DATA TO USE =>
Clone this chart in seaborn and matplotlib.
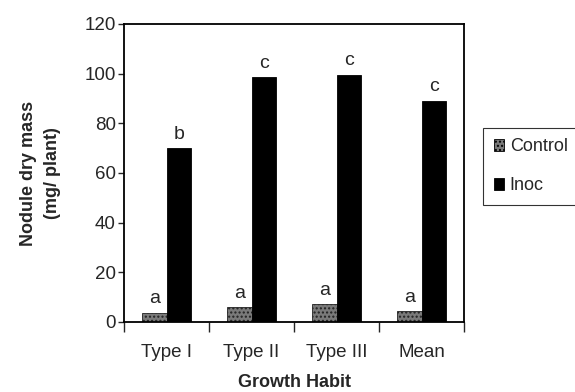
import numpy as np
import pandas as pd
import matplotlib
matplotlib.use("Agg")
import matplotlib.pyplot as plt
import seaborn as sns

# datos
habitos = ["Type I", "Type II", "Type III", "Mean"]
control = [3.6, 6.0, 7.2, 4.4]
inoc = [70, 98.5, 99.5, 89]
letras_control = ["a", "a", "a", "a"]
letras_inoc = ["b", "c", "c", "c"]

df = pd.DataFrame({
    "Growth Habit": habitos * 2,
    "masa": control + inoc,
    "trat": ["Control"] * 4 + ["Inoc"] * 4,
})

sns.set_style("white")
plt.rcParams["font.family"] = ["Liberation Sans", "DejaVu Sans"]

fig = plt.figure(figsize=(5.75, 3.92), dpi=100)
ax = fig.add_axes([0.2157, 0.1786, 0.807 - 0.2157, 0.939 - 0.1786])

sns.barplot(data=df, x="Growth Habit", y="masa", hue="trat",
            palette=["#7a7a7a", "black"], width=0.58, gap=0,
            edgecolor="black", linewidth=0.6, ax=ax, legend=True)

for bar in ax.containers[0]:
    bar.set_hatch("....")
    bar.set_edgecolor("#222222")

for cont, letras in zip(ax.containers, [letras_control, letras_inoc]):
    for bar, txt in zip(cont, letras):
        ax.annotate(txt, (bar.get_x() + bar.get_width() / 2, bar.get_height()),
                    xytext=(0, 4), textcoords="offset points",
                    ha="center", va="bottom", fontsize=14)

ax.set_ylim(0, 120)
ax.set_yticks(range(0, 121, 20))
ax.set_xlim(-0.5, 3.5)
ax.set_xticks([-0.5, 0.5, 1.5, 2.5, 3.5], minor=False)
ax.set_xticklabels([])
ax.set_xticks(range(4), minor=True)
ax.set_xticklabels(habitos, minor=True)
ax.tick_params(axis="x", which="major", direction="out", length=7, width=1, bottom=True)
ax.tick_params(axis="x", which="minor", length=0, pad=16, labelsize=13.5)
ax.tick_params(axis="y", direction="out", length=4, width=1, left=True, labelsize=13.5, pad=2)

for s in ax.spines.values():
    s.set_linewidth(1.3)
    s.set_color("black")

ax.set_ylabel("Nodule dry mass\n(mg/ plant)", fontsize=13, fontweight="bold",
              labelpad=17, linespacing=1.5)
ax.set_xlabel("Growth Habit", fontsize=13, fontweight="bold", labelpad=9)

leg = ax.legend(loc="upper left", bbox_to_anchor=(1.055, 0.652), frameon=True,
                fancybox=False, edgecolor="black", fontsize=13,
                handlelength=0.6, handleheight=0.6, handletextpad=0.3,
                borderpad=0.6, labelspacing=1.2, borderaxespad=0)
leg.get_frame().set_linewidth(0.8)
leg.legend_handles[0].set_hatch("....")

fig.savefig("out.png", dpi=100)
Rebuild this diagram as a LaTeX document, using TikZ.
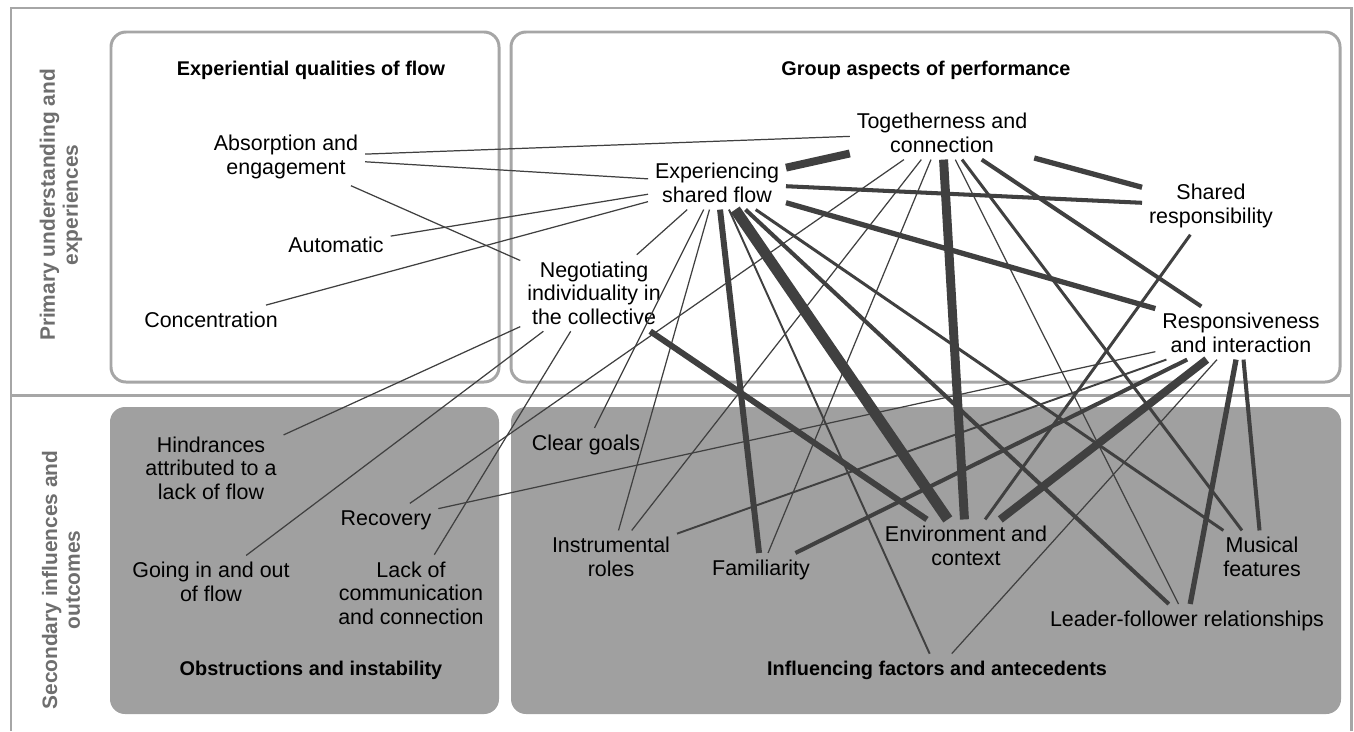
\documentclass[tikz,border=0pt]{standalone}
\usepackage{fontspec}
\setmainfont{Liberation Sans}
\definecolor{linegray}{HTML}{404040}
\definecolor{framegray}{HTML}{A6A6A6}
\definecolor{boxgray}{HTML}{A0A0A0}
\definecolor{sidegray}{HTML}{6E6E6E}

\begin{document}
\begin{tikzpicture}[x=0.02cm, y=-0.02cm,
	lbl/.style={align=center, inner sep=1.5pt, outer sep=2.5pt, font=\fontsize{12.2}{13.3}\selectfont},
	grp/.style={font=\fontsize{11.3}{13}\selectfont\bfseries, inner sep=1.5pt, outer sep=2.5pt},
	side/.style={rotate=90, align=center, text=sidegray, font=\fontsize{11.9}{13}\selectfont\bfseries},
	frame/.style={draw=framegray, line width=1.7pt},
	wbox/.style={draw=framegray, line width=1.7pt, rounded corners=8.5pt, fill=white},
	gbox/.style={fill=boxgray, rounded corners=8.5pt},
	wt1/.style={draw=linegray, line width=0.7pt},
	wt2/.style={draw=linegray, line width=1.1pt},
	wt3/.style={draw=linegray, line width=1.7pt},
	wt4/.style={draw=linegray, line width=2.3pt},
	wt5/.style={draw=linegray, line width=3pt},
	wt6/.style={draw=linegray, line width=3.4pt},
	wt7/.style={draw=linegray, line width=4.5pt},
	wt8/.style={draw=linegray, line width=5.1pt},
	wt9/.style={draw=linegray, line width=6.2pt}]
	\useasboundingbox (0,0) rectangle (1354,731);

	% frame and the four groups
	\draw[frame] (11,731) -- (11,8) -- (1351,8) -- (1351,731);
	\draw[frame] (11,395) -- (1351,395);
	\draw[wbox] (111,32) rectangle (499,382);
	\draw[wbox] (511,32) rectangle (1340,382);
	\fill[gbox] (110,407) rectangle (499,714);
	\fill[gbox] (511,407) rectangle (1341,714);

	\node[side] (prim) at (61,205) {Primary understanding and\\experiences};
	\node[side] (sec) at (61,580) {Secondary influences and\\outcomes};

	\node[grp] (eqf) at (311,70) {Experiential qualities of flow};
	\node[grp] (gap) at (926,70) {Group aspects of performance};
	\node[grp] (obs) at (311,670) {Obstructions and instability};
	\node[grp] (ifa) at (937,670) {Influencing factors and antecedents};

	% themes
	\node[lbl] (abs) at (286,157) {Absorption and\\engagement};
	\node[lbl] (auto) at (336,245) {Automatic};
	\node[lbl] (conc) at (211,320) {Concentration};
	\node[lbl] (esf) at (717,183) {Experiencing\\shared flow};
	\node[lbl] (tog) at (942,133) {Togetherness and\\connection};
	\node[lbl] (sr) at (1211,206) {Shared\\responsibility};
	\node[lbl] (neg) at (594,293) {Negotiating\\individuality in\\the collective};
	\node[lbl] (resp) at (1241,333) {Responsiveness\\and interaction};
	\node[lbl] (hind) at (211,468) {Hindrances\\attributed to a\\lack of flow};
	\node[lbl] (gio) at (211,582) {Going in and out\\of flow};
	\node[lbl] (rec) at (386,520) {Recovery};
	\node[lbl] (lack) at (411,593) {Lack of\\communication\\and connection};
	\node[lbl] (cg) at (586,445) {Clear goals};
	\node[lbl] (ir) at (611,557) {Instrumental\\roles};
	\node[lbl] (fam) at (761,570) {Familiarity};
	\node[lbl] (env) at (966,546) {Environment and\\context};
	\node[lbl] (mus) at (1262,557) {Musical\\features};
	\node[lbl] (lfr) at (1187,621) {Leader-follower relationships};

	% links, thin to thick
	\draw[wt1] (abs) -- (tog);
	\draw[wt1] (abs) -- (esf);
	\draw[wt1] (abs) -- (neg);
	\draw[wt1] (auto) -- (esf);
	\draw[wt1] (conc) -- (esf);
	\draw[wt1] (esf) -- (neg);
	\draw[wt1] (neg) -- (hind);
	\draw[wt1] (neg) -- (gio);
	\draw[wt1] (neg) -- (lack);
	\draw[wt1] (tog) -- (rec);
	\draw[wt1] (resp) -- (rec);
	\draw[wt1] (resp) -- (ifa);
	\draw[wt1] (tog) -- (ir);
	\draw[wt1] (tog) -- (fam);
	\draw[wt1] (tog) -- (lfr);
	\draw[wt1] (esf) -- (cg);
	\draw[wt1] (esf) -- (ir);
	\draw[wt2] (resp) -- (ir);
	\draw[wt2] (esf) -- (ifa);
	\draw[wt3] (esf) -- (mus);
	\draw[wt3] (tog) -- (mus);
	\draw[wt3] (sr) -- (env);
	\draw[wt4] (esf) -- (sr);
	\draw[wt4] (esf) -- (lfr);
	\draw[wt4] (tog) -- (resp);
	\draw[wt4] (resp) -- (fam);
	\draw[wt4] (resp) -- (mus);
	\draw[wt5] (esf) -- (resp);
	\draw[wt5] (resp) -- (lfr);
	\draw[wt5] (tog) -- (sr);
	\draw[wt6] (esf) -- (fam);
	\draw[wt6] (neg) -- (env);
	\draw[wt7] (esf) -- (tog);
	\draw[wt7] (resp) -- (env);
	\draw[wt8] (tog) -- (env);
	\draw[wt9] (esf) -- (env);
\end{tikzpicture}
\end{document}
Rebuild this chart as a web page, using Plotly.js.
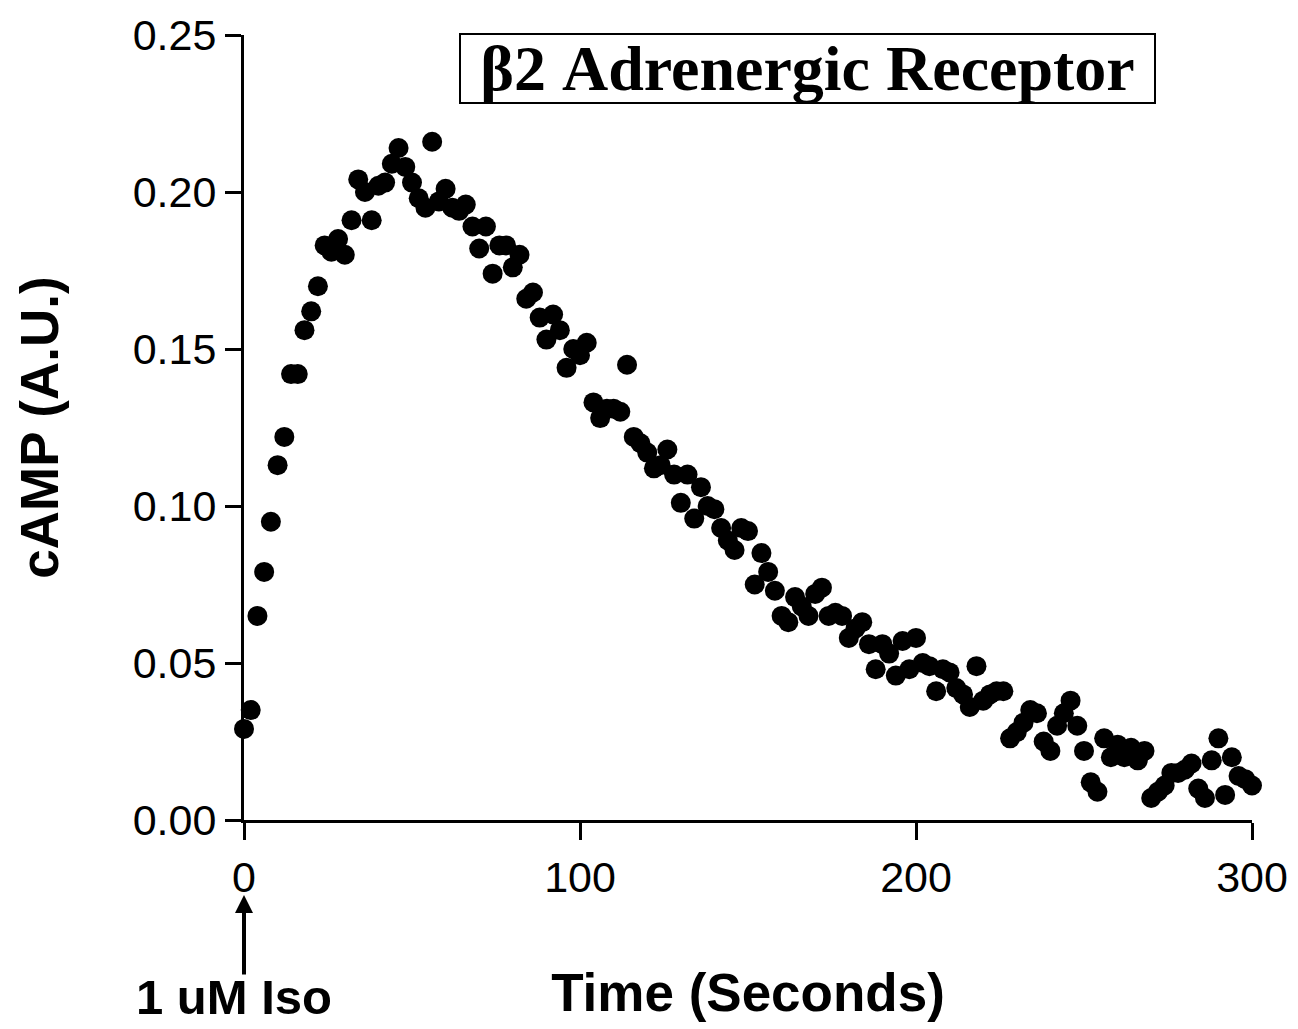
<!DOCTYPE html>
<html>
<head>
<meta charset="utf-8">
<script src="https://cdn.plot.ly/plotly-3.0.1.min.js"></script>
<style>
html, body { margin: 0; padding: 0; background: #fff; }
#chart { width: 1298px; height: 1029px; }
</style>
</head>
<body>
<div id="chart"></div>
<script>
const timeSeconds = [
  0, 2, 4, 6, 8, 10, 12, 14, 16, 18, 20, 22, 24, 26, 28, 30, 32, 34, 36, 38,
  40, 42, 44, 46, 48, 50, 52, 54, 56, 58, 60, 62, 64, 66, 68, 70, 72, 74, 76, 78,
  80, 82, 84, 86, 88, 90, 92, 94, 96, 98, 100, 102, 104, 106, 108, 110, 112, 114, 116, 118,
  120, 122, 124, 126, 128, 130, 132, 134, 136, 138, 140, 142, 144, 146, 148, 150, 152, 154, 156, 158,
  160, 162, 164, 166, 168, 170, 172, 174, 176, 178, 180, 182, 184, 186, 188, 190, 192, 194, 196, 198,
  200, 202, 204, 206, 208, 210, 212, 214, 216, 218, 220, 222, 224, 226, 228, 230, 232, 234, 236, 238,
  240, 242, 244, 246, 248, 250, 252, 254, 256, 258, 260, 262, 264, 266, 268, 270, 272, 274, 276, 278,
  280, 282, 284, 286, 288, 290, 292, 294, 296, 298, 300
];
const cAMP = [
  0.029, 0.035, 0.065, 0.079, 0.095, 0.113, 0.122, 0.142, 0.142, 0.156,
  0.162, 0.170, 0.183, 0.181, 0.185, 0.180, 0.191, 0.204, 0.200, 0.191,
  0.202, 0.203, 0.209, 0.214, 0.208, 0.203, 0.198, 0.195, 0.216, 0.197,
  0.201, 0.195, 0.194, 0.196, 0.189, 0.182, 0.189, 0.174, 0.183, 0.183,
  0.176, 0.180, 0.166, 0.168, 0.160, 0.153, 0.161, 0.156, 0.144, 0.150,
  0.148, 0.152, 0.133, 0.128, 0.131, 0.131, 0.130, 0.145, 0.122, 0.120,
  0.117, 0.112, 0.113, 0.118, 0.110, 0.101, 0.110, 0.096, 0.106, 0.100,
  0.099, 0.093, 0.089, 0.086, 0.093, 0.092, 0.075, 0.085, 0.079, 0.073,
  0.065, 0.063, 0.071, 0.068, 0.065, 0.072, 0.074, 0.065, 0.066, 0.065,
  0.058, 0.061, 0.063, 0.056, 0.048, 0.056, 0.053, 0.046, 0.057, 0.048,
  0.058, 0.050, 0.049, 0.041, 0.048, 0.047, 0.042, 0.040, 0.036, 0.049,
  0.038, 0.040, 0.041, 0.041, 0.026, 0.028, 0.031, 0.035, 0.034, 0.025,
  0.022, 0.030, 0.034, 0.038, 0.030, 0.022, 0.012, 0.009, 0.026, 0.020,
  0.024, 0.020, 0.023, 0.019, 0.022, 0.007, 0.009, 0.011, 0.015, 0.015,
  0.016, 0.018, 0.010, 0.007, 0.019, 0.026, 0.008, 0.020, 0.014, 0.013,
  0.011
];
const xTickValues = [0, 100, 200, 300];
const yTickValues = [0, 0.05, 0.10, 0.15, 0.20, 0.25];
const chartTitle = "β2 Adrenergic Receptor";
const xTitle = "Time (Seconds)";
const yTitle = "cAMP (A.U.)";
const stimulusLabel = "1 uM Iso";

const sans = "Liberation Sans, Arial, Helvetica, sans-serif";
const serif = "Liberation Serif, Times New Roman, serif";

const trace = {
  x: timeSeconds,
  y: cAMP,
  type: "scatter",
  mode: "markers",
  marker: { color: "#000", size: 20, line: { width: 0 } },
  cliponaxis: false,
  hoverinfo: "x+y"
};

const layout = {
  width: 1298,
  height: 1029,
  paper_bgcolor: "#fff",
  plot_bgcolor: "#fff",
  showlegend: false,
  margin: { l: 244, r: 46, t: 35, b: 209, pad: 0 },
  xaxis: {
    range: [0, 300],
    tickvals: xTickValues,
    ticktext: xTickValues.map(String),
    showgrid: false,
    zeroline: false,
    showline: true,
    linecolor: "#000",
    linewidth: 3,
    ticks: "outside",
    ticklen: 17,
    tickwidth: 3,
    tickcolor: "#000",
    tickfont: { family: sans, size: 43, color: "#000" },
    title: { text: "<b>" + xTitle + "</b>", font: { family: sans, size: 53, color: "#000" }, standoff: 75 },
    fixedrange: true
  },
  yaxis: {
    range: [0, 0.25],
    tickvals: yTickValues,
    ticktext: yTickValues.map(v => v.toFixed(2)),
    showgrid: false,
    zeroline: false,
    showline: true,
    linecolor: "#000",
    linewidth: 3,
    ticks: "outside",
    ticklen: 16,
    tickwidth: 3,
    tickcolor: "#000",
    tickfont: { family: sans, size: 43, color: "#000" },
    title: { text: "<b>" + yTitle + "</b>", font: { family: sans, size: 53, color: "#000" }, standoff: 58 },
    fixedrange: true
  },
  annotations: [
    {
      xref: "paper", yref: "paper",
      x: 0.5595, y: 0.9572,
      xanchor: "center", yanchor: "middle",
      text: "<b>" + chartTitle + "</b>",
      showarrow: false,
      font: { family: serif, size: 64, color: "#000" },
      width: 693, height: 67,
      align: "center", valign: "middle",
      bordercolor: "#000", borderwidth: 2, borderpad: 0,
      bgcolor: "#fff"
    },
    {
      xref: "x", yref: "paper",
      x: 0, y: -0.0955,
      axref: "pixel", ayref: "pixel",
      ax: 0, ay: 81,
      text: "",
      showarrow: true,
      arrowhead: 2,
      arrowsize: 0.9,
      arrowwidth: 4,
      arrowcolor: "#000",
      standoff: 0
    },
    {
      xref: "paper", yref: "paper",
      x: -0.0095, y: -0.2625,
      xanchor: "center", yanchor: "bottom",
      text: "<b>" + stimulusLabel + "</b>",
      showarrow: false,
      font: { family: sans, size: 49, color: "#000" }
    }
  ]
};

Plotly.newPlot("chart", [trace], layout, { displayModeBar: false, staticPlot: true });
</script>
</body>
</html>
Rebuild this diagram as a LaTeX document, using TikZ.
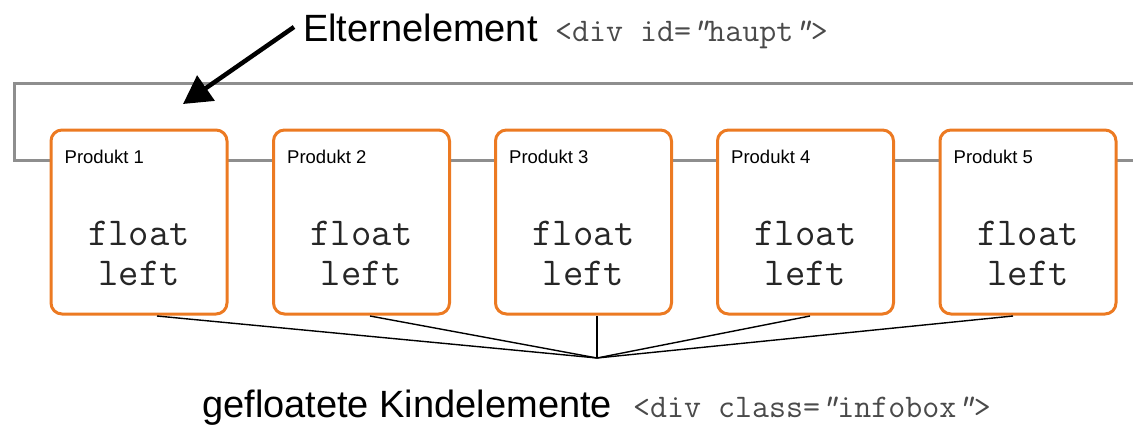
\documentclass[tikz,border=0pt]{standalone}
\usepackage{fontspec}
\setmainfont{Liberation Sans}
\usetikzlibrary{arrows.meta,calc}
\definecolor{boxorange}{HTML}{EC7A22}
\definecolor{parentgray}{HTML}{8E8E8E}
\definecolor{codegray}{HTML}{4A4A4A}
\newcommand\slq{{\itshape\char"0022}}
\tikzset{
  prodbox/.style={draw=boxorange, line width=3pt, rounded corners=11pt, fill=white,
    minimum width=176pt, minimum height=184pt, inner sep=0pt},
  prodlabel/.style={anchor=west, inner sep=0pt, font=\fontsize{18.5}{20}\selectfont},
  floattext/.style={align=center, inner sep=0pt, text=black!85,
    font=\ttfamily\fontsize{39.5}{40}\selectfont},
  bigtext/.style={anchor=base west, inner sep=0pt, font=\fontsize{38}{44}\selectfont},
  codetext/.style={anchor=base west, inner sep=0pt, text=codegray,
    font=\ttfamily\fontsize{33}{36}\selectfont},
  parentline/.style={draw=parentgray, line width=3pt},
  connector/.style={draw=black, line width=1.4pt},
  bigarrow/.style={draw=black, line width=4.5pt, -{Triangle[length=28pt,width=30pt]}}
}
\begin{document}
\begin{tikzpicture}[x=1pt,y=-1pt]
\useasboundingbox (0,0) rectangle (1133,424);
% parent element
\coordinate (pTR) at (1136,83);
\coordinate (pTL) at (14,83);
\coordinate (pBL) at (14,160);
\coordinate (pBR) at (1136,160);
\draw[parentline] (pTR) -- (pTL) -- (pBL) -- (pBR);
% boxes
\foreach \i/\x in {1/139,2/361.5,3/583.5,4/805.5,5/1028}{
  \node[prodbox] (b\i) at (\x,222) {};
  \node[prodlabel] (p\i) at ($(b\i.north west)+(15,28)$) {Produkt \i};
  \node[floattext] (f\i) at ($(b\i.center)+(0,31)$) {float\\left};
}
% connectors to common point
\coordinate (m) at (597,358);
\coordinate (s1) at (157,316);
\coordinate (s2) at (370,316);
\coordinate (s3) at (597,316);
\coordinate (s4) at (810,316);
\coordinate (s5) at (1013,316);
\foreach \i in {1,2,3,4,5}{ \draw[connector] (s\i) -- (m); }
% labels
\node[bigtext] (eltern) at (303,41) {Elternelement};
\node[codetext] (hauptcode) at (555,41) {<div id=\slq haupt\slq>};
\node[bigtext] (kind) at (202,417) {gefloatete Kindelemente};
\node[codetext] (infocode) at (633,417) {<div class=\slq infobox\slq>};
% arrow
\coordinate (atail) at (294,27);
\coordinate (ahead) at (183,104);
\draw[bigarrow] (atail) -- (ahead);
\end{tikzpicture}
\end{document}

STATED PROBLEM => Whichever lines contain the string "seaborn", select and copy them.

RESULT =>
Clone this chart in seaborn and matplotlib.
import seaborn as sns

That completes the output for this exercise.